Tolstoy introduces us to the deep and complex relationship between the two words of his novel’s title—war and peace—from the opening scene at Anna Pavlovna’s party. We see immediately that even the seemingly peacetime activity of partying is actually quite warlike. Anna runs her soirée with a precise strategy, much like a general, knowing exactly when to attack and when to withdraw. Her words to Vasili are described as an attack, and Vasili calls himself her slave. Though these phrases may be only metaphors, they nonetheless refer to a power structure in Russian high society that is as steely and directed as a war machine. Indeed, we soon see how much strategy Vasili uses to secure fortunes for his shiftless children Anatole and Helene, and how Helene herself is a ruthless gold-digger behind her marble beauty.

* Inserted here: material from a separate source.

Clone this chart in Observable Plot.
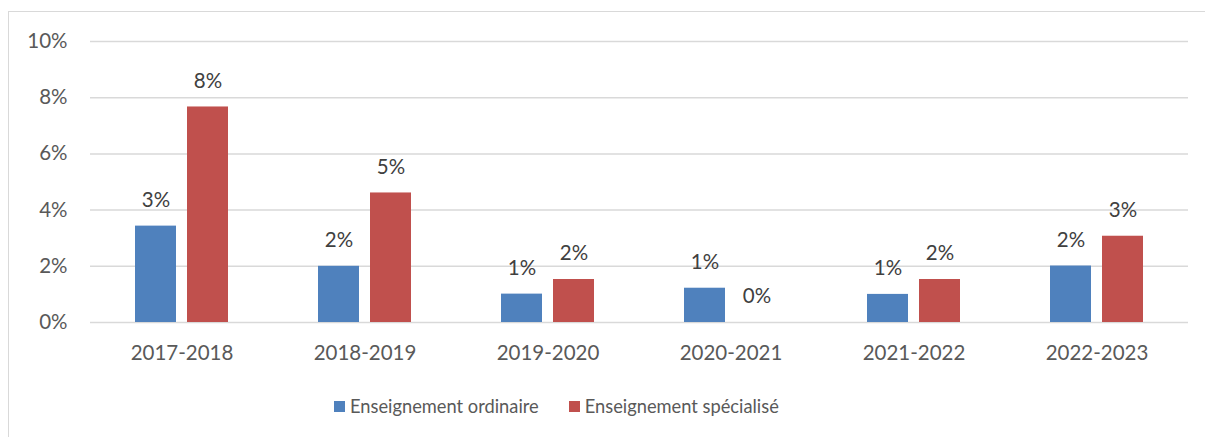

It is clear that the people in the society of War and Peace are on the attack, out for conquest. Moreover, we sense that those characters who are too naïve to recognize this warlike dynamic—as Pierre soon proves to be—will be defeated and plundered. Marya Dmitrievna even describes little Natasha as a “Cossack” warrior, using an admiring tone that suggests that the world of the novel is a place in which being called a warrior is a compliment. The idea that humans are fighting for their survival, holding off the enemy however they can, is a dominant motif throughout War and Peace, and one that Tolstoy examines from several angles. While the author never approves of extreme tactics, such as the cold-blooded ruthlessness of Helene Kuragina, it is arguable that he views love—and all of life, for that matter—as a battlefield upon which some sort of fighting is always necessary.

Tolstoy’s exploration of war in this novel also raises complicated issues about what it means to identify with one’s nation. The threat of a French war against Russia reveals the irony of a cultural situation in which, even in peacetime, the French-speaking Russian aristocrats already seem at war with the common, native Russian-speaking population. The division among nations during the Napoleonic wars also points to a division within Russia itself even before war begins. We hear, for example, that Hippolyte Kuragin speaks Russian like a foreigner. We wonder what the war against France might mean to this Russian who speaks only French. The cultural divide within the Russian nation in peacetime could, perhaps, simply become more noticeable in wartime, making the Napoleonic war an internal as well as an external threat.